We are committed to supporting and celebrating individuals from all backgrounds, countries, and cultures. Doing so gives us the ability to readily adapt, the creativity to come up with fresh ideas, the openness to connect with others, and the willingness to share knowledge and our excitement about pursuing it.


Over the past year, SEAS’ female representation in the workforce increased from 49.7% to 51.9%. Our minority population grew from 23.6% to 25.4%.  Thanks to a revitalized Human Resources Office, SEAS has taken several positive steps to further increase the diversity of the staff.

  • SEAS was one of only a few schools at Harvard to select two Fellows in the University’s Administrative Fellowship program; the chosen candidates remain at SEAS after the completion of the program.
  • SEAS’ Joint Council comprises representatives from the management and members of the HUCTW.
  • SEAS funds a student in the HUCTW School to Work program each year, which allows a student from Cambridge Rindge and Latin High School to work after school in one of SEAS’ administrative offices.
  • SEAS participates in the University’s Job Shadow program; students from local high schools accompany SEAS employees during a work day.

Faculty & Researchers

Over the past decade, SEAS has made steady progress toward increasing faculty diversity. The percentage of tenured Asian faculty members has risen from 7% to 22% and non-tenured Asian faculty has risen from 15% to 38%. While the number of tenured minority faculty has remained zero, progress has been made with non-tenured minority faculty, with an increase from 0% to 13%. Women now comprise 19% of non-tenured positions and 13% of tenured positions.

Since becoming a school, SEAS has enhanced its recruitment efforts through the evolving area dean structure, allowing area deans (faculty leaders representing intellectual faculty groupings) to closely monitor the planning and implementation of searches. This complements the FAS guideline that enables the dean of SEAS to review individual search diversity goals at specific benchmarks, such as when a committee is prepared to invite tenure-track search short list candidates for campus visits.

SEAS works closely with the Senior Vice Provost for Faculty Development and Diversity and the FAS Senior Advisor for Faculty Development and Diversity. In addition to taking advantage of their technical assistance, SEAS faculty and senior administrators participate on two different planning committees convened by the Senior Vice Provost, and have attended training opportunities on conducting broad and productive searches offered by both offices. SEAS also formalized a mentoring program to help better retain and attract talented, diverse faculty.

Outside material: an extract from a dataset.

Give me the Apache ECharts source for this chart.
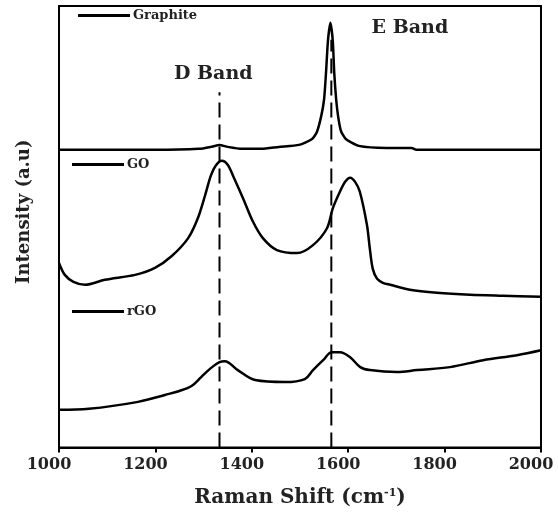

In addition to internal efforts, faculty at SEAS also benefit from being part of the Faculty of Arts and Sciences.

Faculty Development and Diversity at FAS
This site provides information for current and prospective faculty, FAS administrators, and anyone interested in learning more about the career of a Harvard faculty member. We look at appointment, promotion, tenure, mentoring, faculty development in the areas of teaching, research, and service, as well as diversity and other related issues.

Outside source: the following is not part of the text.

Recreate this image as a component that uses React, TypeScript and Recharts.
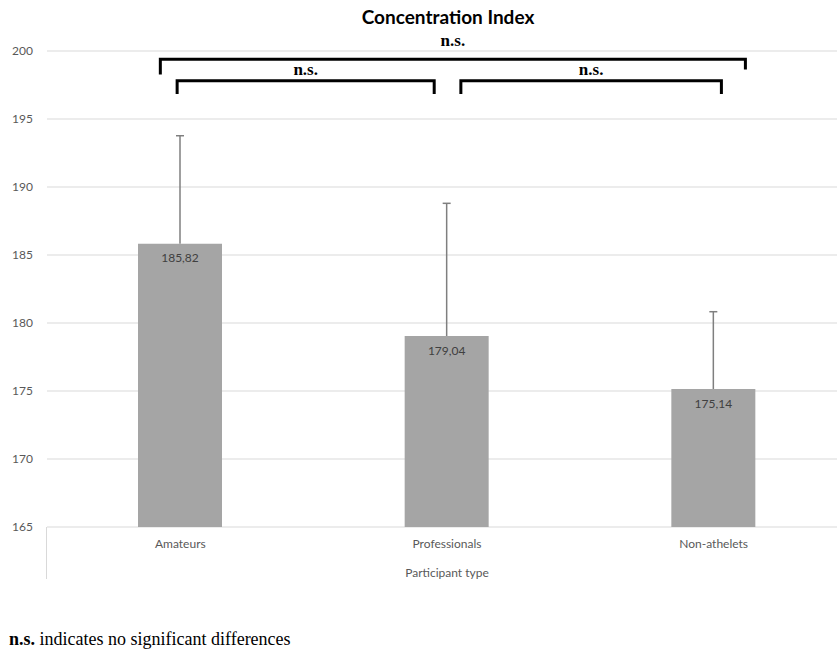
import { BarChart, Bar, XAxis, YAxis, CartesianGrid, LabelList } from "recharts";

const CATEGORIES = ["Amateurs", "Professionals", "Non-athelets"];
const MEANS = [185.82, 179.04, 175.14];
// upper error only, as in the original figure
const UPPER_ERRORS = [7.95, 9.76, 5.69];
const Y_TICKS = [165, 170, 175, 180, 185, 190, 195, 200];
const Y_DOMAIN: [number, number] = [165, 200];

// significance brackets: category index (fractional) and value on the y scale
const BRACKETS = [
  { from: -0.075, to: 2.119, top: 199.39, leftFoot: 198.38, rightFoot: 198.75, text: "n.s.", gap: 13 },
  { from: -0.012, to: 0.952, top: 197.82, leftFoot: 196.95, rightFoot: 196.95, text: "n.s.", gap: 6 },
  { from: 1.052, to: 2.029, top: 197.82, leftFoot: 196.95, rightFoot: 196.95, text: "n.s.", gap: 6 },
];

const data = CATEGORIES.map((name, i) => ({
  name,
  value: MEANS[i],
  whisker: [MEANS[i], MEANS[i] + UPPER_ERRORS[i]],
}));

// chart geometry, shared with the bracket overlay
const CHART_W = 860;
const CHART_H = 650;
const MARGIN = { top: 51, right: 13, bottom: 63, left: 7 };
const Y_AXIS_W = 40;
const X_AXIS_H = 60;
const PLOT_L = MARGIN.left + Y_AXIS_W;
const PLOT_R = CHART_W - MARGIN.right;
const PLOT_T = MARGIN.top;
const PLOT_B = CHART_H - MARGIN.bottom - X_AXIS_H;
const band = (PLOT_R - PLOT_L) / CATEGORIES.length;
const xAt = (i: number) => PLOT_L + (i + 0.5) * band;
const yAt = (v: number) => PLOT_B - ((v - Y_DOMAIN[0]) / (Y_DOMAIN[1] - Y_DOMAIN[0])) * (PLOT_B - PLOT_T);

const SANS = "Lato, 'Noto Sans', sans-serif";
const SERIF = "'Liberation Serif', 'Times New Roman', serif";
const AXIS_TEXT = { fontSize: 12, fill: "#595959", fontFamily: SANS };

// plus-only error bar: stem from the mean up to mean + error, capped at the top
function Whisker(props: any) {
  const { x, y, width, height } = props;
  if (x == null || y == null) return null;
  const cx = x + width / 2;
  const top = Math.min(y, y + height);
  const bottom = Math.max(y, y + height);
  return (
    <g stroke="#7f7f7f" strokeWidth={1.5}>
      <line x1={cx} x2={cx} y1={top} y2={bottom} />
      <line x1={cx - 4} x2={cx + 4} y1={top} y2={top} />
    </g>
  );
}

function Brackets() {
  return (
    <svg
      width={837}
      height={650}
      style={{ position: "absolute", left: 0, top: 0, pointerEvents: "none" }}
    >
      {BRACKETS.map((b, i) => {
        const x1 = xAt(b.from);
        const x2 = xAt(b.to);
        const yt = yAt(b.top);
        return (
          <g key={i}>
            <polyline
              points={`${x1},${yAt(b.leftFoot)} ${x1},${yt} ${x2},${yt} ${x2},${yAt(b.rightFoot)}`}
              fill="none"
              stroke="#000"
              strokeWidth={3}
              strokeLinecap="square"
              strokeLinejoin="miter"
            />
            <text
              x={(x1 + x2) / 2}
              y={yt - b.gap}
              textAnchor="middle"
              fontFamily={SERIF}
              fontWeight={700}
              fontSize={17}
              fill="#000"
            >
              {b.text}
            </text>
          </g>
        );
      })}
    </svg>
  );
}

export default function App() {
  return (
    <div style={{ position: "absolute", left: 0, top: 0, width: 837, height: 650, overflow: "hidden", background: "#fff" }}>
      <div
        style={{
          position: "absolute",
          left: 248,
          width: 400,
          top: 5,
          textAlign: "center",
          fontFamily: SANS,
          fontWeight: 700,
          fontSize: 19,
          lineHeight: "24px",
          color: "#000",
        }}
      >
        Concentration Index
      </div>

      <BarChart width={CHART_W} height={CHART_H} data={data} margin={MARGIN}>
        <CartesianGrid vertical={false} stroke="#d9d9d9" />
        <XAxis
          dataKey="name"
          tickLine={false}
          axisLine={false}
          tickMargin={6}
          height={X_AXIS_H}
          tick={AXIS_TEXT}
          label={{ value: "Participant type", position: "insideBottom", offset: 10, ...AXIS_TEXT }}
        />
        {/* second category axis so the whiskers line up with the bars instead of sitting beside them */}
        <XAxis xAxisId="err" dataKey="name" hide />
        <YAxis
          domain={Y_DOMAIN}
          ticks={Y_TICKS}
          width={Y_AXIS_W}
          tickLine={false}
          axisLine={false}
          tickMargin={8}
          tick={AXIS_TEXT}
        />

        <Bar xAxisId="err" dataKey="whisker" barSize={84} shape={<Whisker />} isAnimationActive={false} />
        <Bar dataKey="value" barSize={84} fill="#a5a5a5" isAnimationActive={false}>
          <LabelList
            dataKey="value"
            position="insideTop"
            offset={10}
            fill="#404040"
            fontSize={12}
            fontFamily={SANS}
            formatter={(v: number) => v.toFixed(2).replace(".", ",")}
          />
        </Bar>
      </BarChart>

      <Brackets />

      {/* left edge of the category axis, running down past the tick labels */}
      <div style={{ position: "absolute", left: 46, top: 527, width: 1, height: 52, background: "#d9d9d9" }} />

      <div
        style={{
          position: "absolute",
          left: 9,
          top: 629,
          fontFamily: SERIF,
          fontSize: 18,
          lineHeight: "20px",
          color: "#000",
          whiteSpace: "nowrap",
        }}
      >
        <b>n.s.</b> indicates no significant differences
      </div>
    </div>
  );
}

Harvard is an extremely diverse, cosmopolitan, cultural community. At SEAS, about 30% of the undergraduate and graduate student populations are from outside of the United States and between 20-30% of students are women.

The College, University and the Graduate School of Arts and Sciences provide extensive support for students from all walks of life and from all parts of the world.

Related efforts, such as the Harvard Foundation for Intercultural and Racial Relations, sponsor events for the entire Harvard University neighborhood, and the W.E.B. Du Bois Graduate Society caters to supporting ethnic groups among the gradaute student population.